Dataset rows:
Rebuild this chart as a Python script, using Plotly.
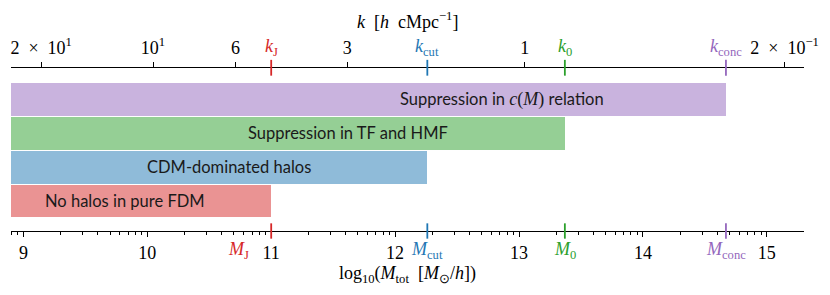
import numpy as np
import plotly.graph_objects as go

# ---- data ----
bar_labels = ["No halos in pure FDM", "CDM-dominated halos",
              "Suppression in TF and HMF",
              "Suppression in <span style='font-family:Liberation Serif;font-size:18px'><i>c</i>(<i>M</i>)</span> relation"]
bar_ends = [11.0, 12.26, 13.37, 14.67]          # log10(M_tot)
label_pos = [9.82, 10.66, 11.62, 12.86]
mass_names = ["J", "cut", "0", "conc"]
colors = ["#d62728", "#1f77b4", "#2ca02c", "#9467bd"]
fills = ["rgba(214,39,40,0.5)", "rgba(31,119,180,0.5)", "rgba(44,160,44,0.5)", "rgba(148,103,189,0.5)"]
mass_ticks = [9, 10, 11, 12, 13, 14, 15]
k_ticks = [20, 10, 6, 3, 1, 0.2]
k_ticktext = ["2\u2002×\u200210<sup>1</sup>", "10<sup>1</sup>", "6", "3", "1", "2\u2002×\u200210<sup>−1</sup>"]
logM_at_k1 = 13.046     # log10 M corresponding to k = 1 h/cMpc  (M ∝ k^-3)

xmin, xmax = 8.9, 15.3

def k_to_logM(k):
    return logM_at_k1 - 3 * np.log10(np.asarray(k, dtype=float))

SERIF = "Liberation Serif"
SANS = "Lato"

fig = go.Figure()
ys = list(range(len(bar_ends)))
fig.add_trace(go.Bar(
    y=ys, x=[e - xmin for e in bar_ends], base=xmin, orientation="h",
    width=0.97, marker=dict(color=fills, line=dict(width=0)),
    hoverinfo="skip", showlegend=False))

# invisible trace for top axis
fig.add_trace(go.Scatter(x=list(k_to_logM(k_ticks)), y=[0]*len(k_ticks), xaxis="x2",
                         mode="markers", marker=dict(opacity=0), showlegend=False, hoverinfo="skip"))

# minor ticks (log-spaced within decades)
minor = []
for d in range(8, 16):
    for n in range(2, 10):
        v = d + np.log10(n)
        if xmin <= v <= xmax:
            minor.append(v)

fig.update_layout(
    width=822, height=287,
    margin=dict(l=3, r=26, t=60, b=64, autoexpand=False),
    plot_bgcolor="white", paper_bgcolor="white",
    bargap=0,
    xaxis=dict(range=[xmin, xmax], tickvals=mass_ticks, ticktext=[str(t) for t in mass_ticks],
               ticks="outside", ticklen=5, tickwidth=1, tickcolor="black", automargin=False,
               showline=True, linecolor="black", linewidth=1.3, showgrid=False, zeroline=False,
               tickfont=dict(family=SERIF, size=18, color="black"),
               minor=dict(tickvals=minor, ticks="outside", ticklen=2.5, tickcolor="black", tickwidth=0.8),
               ticklabelstandoff=0),
    xaxis2=dict(range=[xmin, xmax], overlaying="x", side="top", anchor="y", automargin=False,
                tickvals=list(k_to_logM(k_ticks)), ticktext=k_ticktext,
                ticks="outside", ticklen=5, tickwidth=1, tickcolor="black",
                showline=True, linecolor="black", linewidth=1.3, showgrid=False, zeroline=False,
                tickfont=dict(family=SERIF, size=18, color="black"), ticklabelstandoff=1),
    yaxis=dict(range=[-0.884, 3.922], visible=False, fixedrange=True, automargin=False),
)

shapes = []
annotations = []
for m, c, name in zip(bar_ends, colors, mass_names):
    shapes.append(dict(type="line", xref="x", yref="paper", x0=m, x1=m, y0=-0.047, y1=0.047,
                       line=dict(color=c, width=1.8)))
    shapes.append(dict(type="line", xref="x", yref="paper", x0=m, x1=m, y0=0.953, y1=1.05,
                       line=dict(color=c, width=1.8)))
    lx = m - 0.26 if name == "J" else m
    annotations.append(dict(x=lx, y=0, xref="x", yref="paper", yanchor="middle", yshift=-19,
                            text=f"<i>M</i><sub>{name}</sub>", showarrow=False,
                            font=dict(family=SERIF, size=18, color=c)))
    annotations.append(dict(x=m, y=1, xref="x", yref="paper", yanchor="middle", yshift=21,
                            text=f"<i>k</i><sub>{name}</sub>", showarrow=False,
                            font=dict(family=SERIF, size=18, color=c)))

for y, lab, lp in zip(ys, bar_labels, label_pos):
    annotations.append(dict(x=lp, y=y, xref="x", yref="y", text=lab, showarrow=False,
                            font=dict(family=SANS, size=16.5, color="#1a1a1a")))

annotations.append(dict(x=0.5, y=1, xref="paper", yref="paper", yanchor="middle", yshift=48,
                        text="<i>k</i>  [<i>h</i>  cMpc<sup>−1</sup>]", showarrow=False,
                        font=dict(family=SERIF, size=18, color="black")))
annotations.append(dict(x=0.5, y=0, xref="paper", yref="paper", yanchor="middle", yshift=-43,
                        text="log<sub>10</sub>(<i>M</i><sub>tot</sub>  [<i>M</i><sub>⊙</sub>/<i>h</i>])",
                        showarrow=False, font=dict(family=SERIF, size=18, color="black")))

fig.update_layout(shapes=shapes, annotations=annotations)
fig.write_html("out.html")
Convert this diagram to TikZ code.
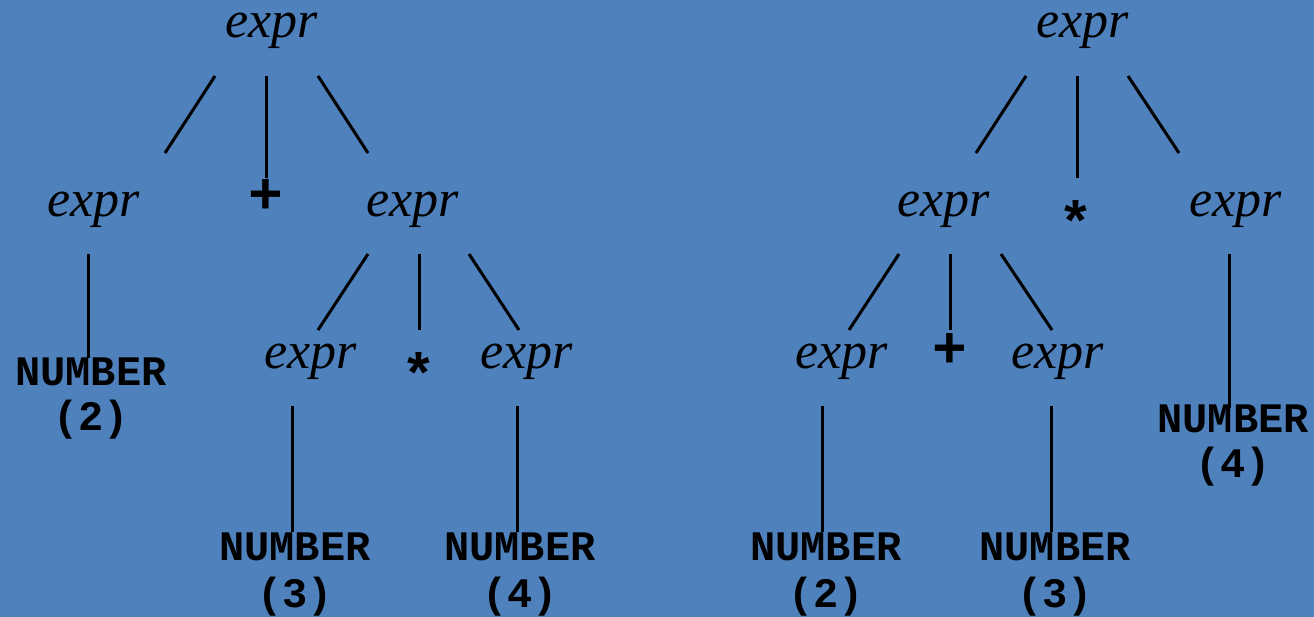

Problem to solve: Give again, exactly, the lines from the start of the data through the one holding "import plotly.graph_objects as go"; omit the pictures.

Completed task:
Rebuild this chart as a Python script, using Plotly.
import numpy as np
import plotly.graph_objects as go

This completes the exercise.